NEW DELHI — Indian authorities struggled Monday to help millions left jobless by a crippling coronavirus lockdown, potentially undermining efforts to stop the virus ravaging the world's second most-populous nation.

Since the lockdown began on Wednesday, hundreds of thousands of labourers have been heading back from cities where they worked to their home villages, some walking hundreds of miles and with little money or food.

The exodus has raised worries that those returning may spread coronavirus into rural areas, particularly with authorities resorting to cramming people onto buses and into relief camps and homeless shelters.

At the weekend in Delhi, migrant workers and their families fought and shoved their way onto buses organised by India's most populous state, Uttar Pradesh.

"I couldn't afford the room we had so there was no choice, we had to leave," said Ranjit Kumar, who walked with his wife and two-year-old son for two days to get from Haryana state to the bus terminal.

Around 90,000 people were transported in buses on Sunday from Ghaziabad outside Delhi, the Times of India reported.

Late on Sunday the federal government ordered all district and state borders closed in a bid to stop the exodus, and directed local authorities to organise temporary shelters.

On Monday the crowds had disappeared on the outskirts of Delhi. The city government said it was now feeding 400,000 people, with more than 550 schools providing shelter.

The central state of Maharashtra, home to Mumbai, and another big magnet for migrant labourers, has set up 262 relief camps and was providing shelter to 70,399 people, the chief minister tweeted.

Authorities ordered a racetrack outside Delhi that hosted a Formula One race in 2011 be used to house 5,000 migrant workers, the Times of India reported.

Uttar Pradesh has announced aid and set up 600 shelter homes that will act as quarantine centres, local official Alok Kumar told AFP. He was unable to say how many people were still on the road.

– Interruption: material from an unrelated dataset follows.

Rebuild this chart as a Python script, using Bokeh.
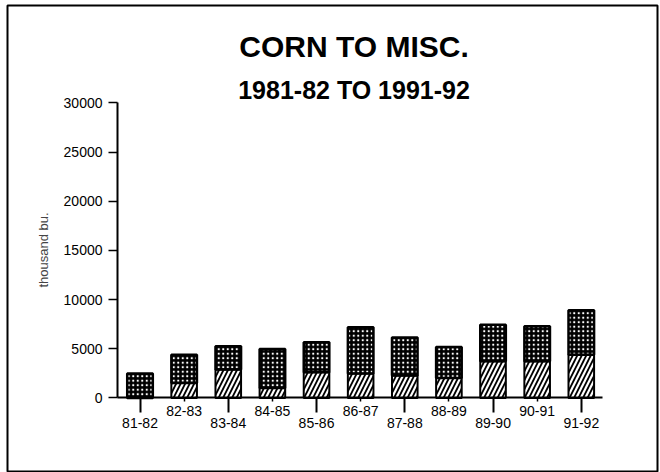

Former national health secretary Sujatha Rao said it was not known if the virus had spread from the urban travelling middle class to rural migrants, but if it had, such large congregations of people would be a worry.

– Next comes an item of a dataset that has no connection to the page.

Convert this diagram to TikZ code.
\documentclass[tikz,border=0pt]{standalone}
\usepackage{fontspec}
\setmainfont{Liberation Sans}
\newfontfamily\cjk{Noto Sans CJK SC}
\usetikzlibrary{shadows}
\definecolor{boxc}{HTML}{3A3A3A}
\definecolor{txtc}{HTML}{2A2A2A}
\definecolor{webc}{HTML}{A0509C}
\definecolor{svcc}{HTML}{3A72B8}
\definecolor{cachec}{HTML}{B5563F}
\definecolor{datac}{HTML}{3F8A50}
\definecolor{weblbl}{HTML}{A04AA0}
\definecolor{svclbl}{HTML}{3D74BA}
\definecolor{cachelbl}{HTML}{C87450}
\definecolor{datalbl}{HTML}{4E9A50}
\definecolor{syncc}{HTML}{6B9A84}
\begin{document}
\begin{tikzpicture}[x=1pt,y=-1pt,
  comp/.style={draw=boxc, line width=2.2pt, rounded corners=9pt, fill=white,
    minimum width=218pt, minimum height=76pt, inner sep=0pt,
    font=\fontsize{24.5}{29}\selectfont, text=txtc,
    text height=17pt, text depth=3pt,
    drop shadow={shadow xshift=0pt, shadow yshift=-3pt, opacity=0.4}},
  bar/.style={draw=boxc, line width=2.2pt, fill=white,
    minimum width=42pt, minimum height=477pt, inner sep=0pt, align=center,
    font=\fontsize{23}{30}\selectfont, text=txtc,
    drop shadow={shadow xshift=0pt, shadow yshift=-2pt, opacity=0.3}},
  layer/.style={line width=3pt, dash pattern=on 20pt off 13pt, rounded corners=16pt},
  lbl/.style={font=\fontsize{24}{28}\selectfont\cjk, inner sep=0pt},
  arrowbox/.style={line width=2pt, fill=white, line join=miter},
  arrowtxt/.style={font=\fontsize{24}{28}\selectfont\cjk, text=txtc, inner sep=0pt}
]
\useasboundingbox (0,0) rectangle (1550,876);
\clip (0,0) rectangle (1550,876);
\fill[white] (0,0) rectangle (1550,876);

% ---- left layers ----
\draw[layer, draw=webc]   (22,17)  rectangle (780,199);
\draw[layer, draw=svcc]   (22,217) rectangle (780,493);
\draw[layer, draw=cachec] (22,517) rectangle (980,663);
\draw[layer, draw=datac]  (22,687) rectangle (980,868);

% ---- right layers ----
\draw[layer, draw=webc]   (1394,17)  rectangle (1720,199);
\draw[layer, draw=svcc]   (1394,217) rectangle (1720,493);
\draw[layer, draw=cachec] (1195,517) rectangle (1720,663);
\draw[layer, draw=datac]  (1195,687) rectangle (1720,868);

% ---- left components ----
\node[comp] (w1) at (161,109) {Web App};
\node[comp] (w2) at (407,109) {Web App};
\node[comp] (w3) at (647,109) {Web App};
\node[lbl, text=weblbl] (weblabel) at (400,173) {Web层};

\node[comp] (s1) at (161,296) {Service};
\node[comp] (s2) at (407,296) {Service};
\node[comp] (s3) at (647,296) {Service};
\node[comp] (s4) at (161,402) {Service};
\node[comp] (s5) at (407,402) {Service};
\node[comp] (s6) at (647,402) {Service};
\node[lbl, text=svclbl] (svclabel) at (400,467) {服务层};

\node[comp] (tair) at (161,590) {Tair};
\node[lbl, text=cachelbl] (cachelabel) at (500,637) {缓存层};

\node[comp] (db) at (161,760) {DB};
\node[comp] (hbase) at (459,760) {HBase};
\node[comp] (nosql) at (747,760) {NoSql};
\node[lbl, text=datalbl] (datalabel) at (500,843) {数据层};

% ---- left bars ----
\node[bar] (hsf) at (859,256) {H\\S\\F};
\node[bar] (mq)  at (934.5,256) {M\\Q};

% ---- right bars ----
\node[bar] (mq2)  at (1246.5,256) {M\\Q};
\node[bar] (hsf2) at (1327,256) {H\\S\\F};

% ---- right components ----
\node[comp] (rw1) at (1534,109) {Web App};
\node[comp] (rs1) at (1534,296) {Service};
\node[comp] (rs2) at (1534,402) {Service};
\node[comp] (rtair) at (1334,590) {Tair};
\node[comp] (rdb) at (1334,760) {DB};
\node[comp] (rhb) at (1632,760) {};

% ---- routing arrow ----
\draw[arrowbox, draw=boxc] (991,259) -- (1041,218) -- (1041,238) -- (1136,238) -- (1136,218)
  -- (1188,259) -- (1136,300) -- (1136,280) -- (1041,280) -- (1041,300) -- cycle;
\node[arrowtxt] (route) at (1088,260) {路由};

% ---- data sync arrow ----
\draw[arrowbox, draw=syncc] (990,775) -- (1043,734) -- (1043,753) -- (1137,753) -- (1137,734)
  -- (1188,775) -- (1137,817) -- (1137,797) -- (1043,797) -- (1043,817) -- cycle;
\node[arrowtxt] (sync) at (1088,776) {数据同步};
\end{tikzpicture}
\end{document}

"If any one of them has indeed got the infection, it certainly can spread very rapidly as the poor in urban metros live in very crowded accommodation. Social distancing is not an option for them," Rao told AFP.

Clashes in Gujarat 

Late on Sunday several hundred laborers clashed with police in Surat, in Prime Minister Narendra Modi's home state of Gujarat, after they were prevented from leaving, authorities said.

"Around 30 teargas shells were fired to disperse the crowd that had damaged several police vehicles. Over 90 people have been arrested," said deputy police commissioner Vidhi Chaudhary.

State authorities laid on buses to take people home, but also asked them to stay put, saying they would be provided with food and shelter.

But on Monday thousands of men, women and children still thronged Gujarat's roads.

"The contractors who brought us here for work refused to help us," said Ramprasad Kevat, who walked almost 30 kilometres (20 miles) from Ahmedabad and wanted to get back to Jhansi in Madhya Pradesh.

A video posted on Twitter by a Times of India journalist and by The Hindu daily appeared to show migrants being hosed down with disinfectant by men in protective suits.

The local district magistrate tweeted that the fire brigade had been instructed to sanitise buses but sprayed the passengers because of "over-enthusiasm".

On Sunday the official number of coronavirus cases in the nation of 1.3 billion people passed 1,000 with 29 deaths, but many experts doubt the numbers and say that India is testing far too few people.

"This migration has taken it (the virus) to small towns and villages," virologist Shahid Jameel at the Wellcome Trust DBT India Alliance told AFP.

Former health secretary Rao said the government needs to test more widely. Testing has mostly concentrated on people with a history of overseas travel and those who had contact with them.

"I think we could have scaled up testing quantitatively. It continues to be a concern and a high priority," she said.